::: DATA PROVIDED :::
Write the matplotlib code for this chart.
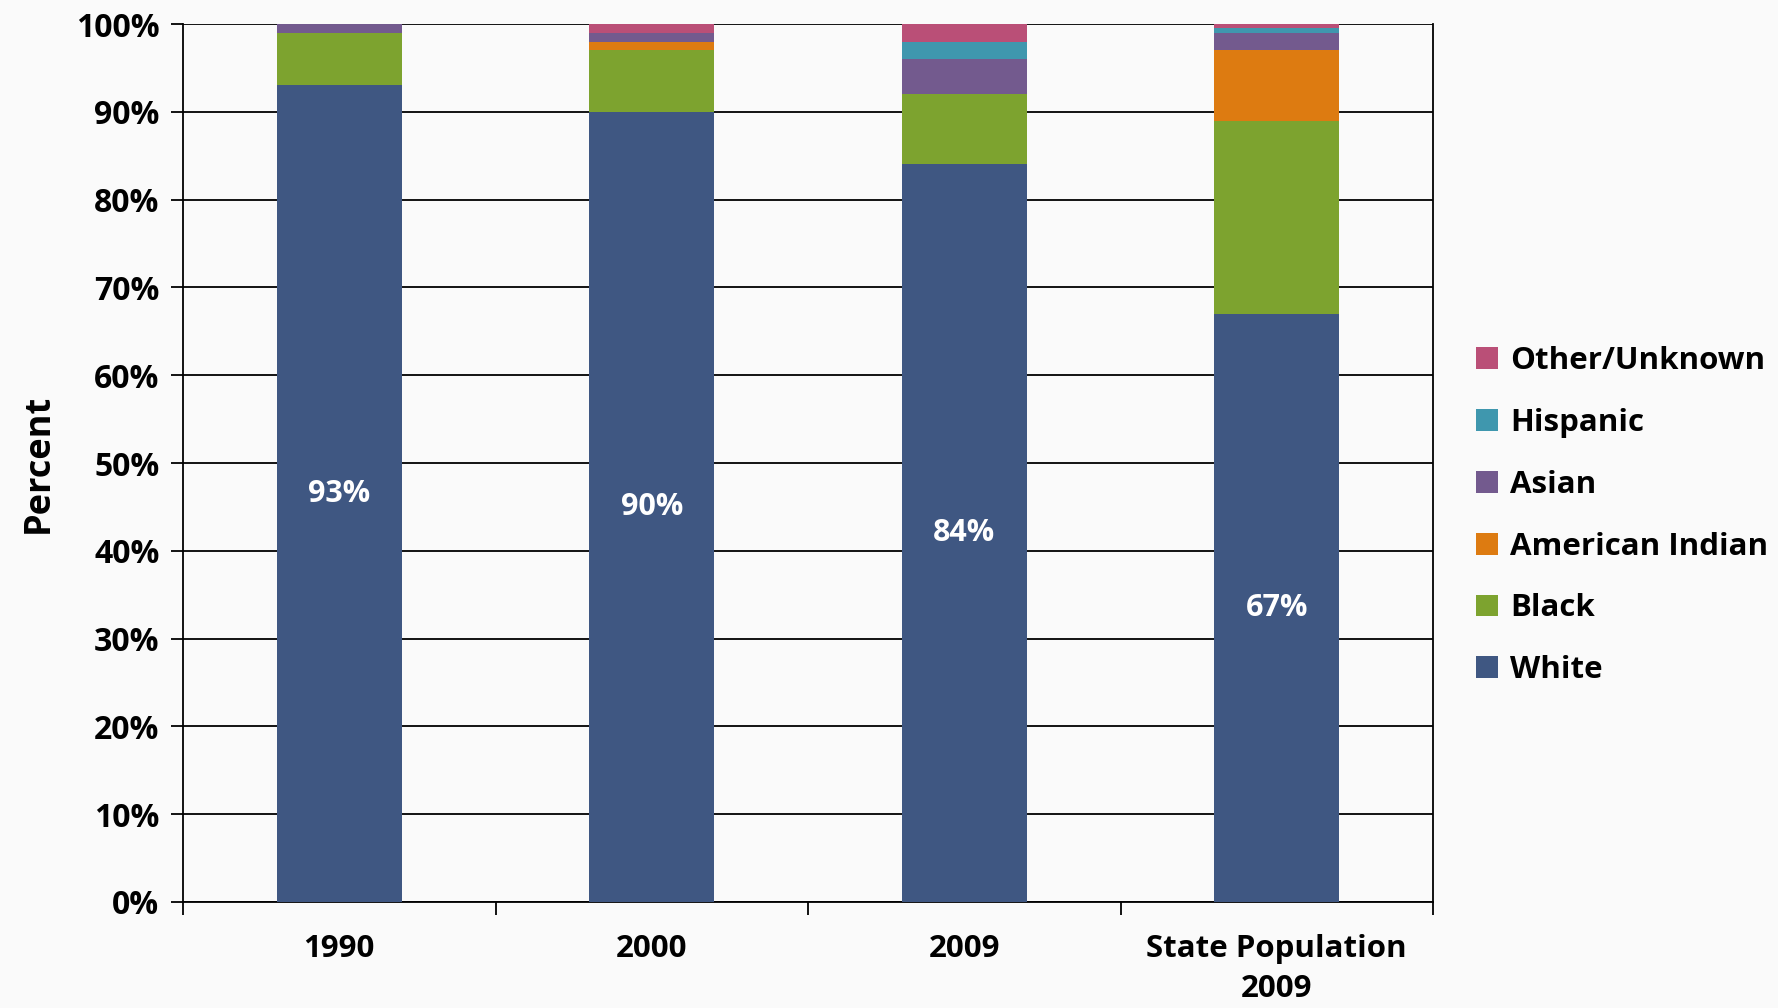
import matplotlib.pyplot as plt
import numpy as np

plt.rcParams['font.family'] = ['Open Sans', 'DejaVu Sans']
plt.rcParams['font.weight'] = 'bold'

categories = ['1990', '2000', '2009', 'State Population\n2009']
groups = ['White', 'Black', 'American Indian', 'Asian', 'Hispanic', 'Other/Unknown']
white = [93, 90, 84, 67]
black = [6, 7, 8, 22]
american_indian = [0, 1, 0, 8]
asian = [1, 1, 4, 2]
hispanic = [0, 0, 2, 0.5]
other = [0, 1, 2, 0.5]
series = [white, black, american_indian, asian, hispanic, other]
colors = ['#3F5782', '#7DA32F', '#DD7B11', '#735A8E', '#3F97AE', '#BA4F77']

fig = plt.figure(figsize=(17.78, 10.08), dpi=100, facecolor='#FAFAFA')
ax = fig.add_axes([183 / 1778, 1 - 902 / 1008, (1433 - 183) / 1778, (902 - 24) / 1008])
ax.set_facecolor('#FAFAFA')

x = np.arange(len(categories))
bottom = np.zeros(len(categories))
handles = []
for vals, col, name in zip(series, colors, groups):
    b = ax.bar(x, vals, width=0.4, bottom=bottom, color=col, edgecolor='none',
               label=name, zorder=3)
    handles.append(b)
    bottom += np.array(vals)

# white-share labels in the middle of the white segment
for xi, v in zip(x, white):
    ax.text(xi, v / 2, f'{v}%', ha='center', va='center', color='white',
            fontsize=22, fontweight='bold', zorder=4)

ax.set_xlim(-0.5, len(categories) - 0.5)
ax.set_ylim(0, 100)
ax.set_yticks(np.arange(0, 101, 10))
ax.set_yticklabels([f'{t}%' for t in range(0, 101, 10)])
ax.yaxis.grid(True, color='black', linewidth=1.3, zorder=0)

ax.set_xticks(x)
ax.set_xticklabels(categories, linespacing=1.45)
ax.set_xticks(np.arange(-0.5, len(categories), 1), minor=True)
ax.tick_params(axis='x', which='major', length=0, pad=23, labelsize=22.5)
ax.tick_params(axis='x', which='minor', length=9, width=1.3, direction='out')
ax.tick_params(axis='y', length=9, width=1.3, labelsize=23, pad=8)

for s in ['left', 'bottom', 'right']:
    ax.spines[s].set_color('black')
    ax.spines[s].set_linewidth(1.3)
ax.spines['top'].set_visible(False)

ax.set_ylabel('Percent', fontsize=26, fontweight='bold', labelpad=14)

ax.legend(handles[::-1], groups[::-1], loc='center left', bbox_to_anchor=(1.012, 0.44),
          frameon=False, fontsize=22.5, handlelength=0.7, handleheight=0.7,
          labelspacing=1.02, handletextpad=0.4)

fig.savefig('out.png', dpi=100, facecolor=fig.get_facecolor())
:::
WHAT YOU ARE ASKED TO DO
Copy all the lines of data exactly as they appear, dropping any images.

RESULT OF THE TASK
Write the matplotlib code for this chart.
import matplotlib.pyplot as plt
import numpy as np

plt.rcParams['font.family'] = ['Open Sans', 'DejaVu Sans']
plt.rcParams['font.weight'] = 'bold'

categories = ['1990', '2000', '2009', 'State Population\n2009']
groups = ['White', 'Black', 'American Indian', 'Asian', 'Hispanic', 'Other/Unknown']
white = [93, 90, 84, 67]
black = [6, 7, 8, 22]
american_indian = [0, 1, 0, 8]
asian = [1, 1, 4, 2]
hispanic = [0, 0, 2, 0.5]
other = [0, 1, 2, 0.5]
series = [white, black, american_indian, asian, hispanic, other]
colors = ['#3F5782', '#7DA32F', '#DD7B11', '#735A8E', '#3F97AE', '#BA4F77']

fig = plt.figure(figsize=(17.78, 10.08), dpi=100, facecolor='#FAFAFA')
ax = fig.add_axes([183 / 1778, 1 - 902 / 1008, (1433 - 183) / 1778, (902 - 24) / 1008])
ax.set_facecolor('#FAFAFA')

x = np.arange(len(categories))
bottom = np.zeros(len(categories))
handles = []
for vals, col, name in zip(series, colors, groups):
    b = ax.bar(x, vals, width=0.4, bottom=bottom, color=col, edgecolor='none',
               label=name, zorder=3)
    handles.append(b)
    bottom += np.array(vals)

# white-share labels in the middle of the white segment
for xi, v in zip(x, white):
    ax.text(xi, v / 2, f'{v}%', ha='center', va='center', color='white',
            fontsize=22, fontweight='bold', zorder=4)

ax.set_xlim(-0.5, len(categories) - 0.5)
ax.set_ylim(0, 100)
ax.set_yticks(np.arange(0, 101, 10))
ax.set_yticklabels([f'{t}%' for t in range(0, 101, 10)])
ax.yaxis.grid(True, color='black', linewidth=1.3, zorder=0)

ax.set_xticks(x)
ax.set_xticklabels(categories, linespacing=1.45)
ax.set_xticks(np.arange(-0.5, len(categories), 1), minor=True)
ax.tick_params(axis='x', which='major', length=0, pad=23, labelsize=22.5)
ax.tick_params(axis='x', which='minor', length=9, width=1.3, direction='out')
ax.tick_params(axis='y', length=9, width=1.3, labelsize=23, pad=8)

for s in ['left', 'bottom', 'right']:
    ax.spines[s].set_color('black')
    ax.spines[s].set_linewidth(1.3)
ax.spines['top'].set_visible(False)

ax.set_ylabel('Percent', fontsize=26, fontweight='bold', labelpad=14)

ax.legend(handles[::-1], groups[::-1], loc='center left', bbox_to_anchor=(1.012, 0.44),
          frameon=False, fontsize=22.5, handlelength=0.7, handleheight=0.7,
          labelspacing=1.02, handletextpad=0.4)

fig.savefig('out.png', dpi=100, facecolor=fig.get_facecolor())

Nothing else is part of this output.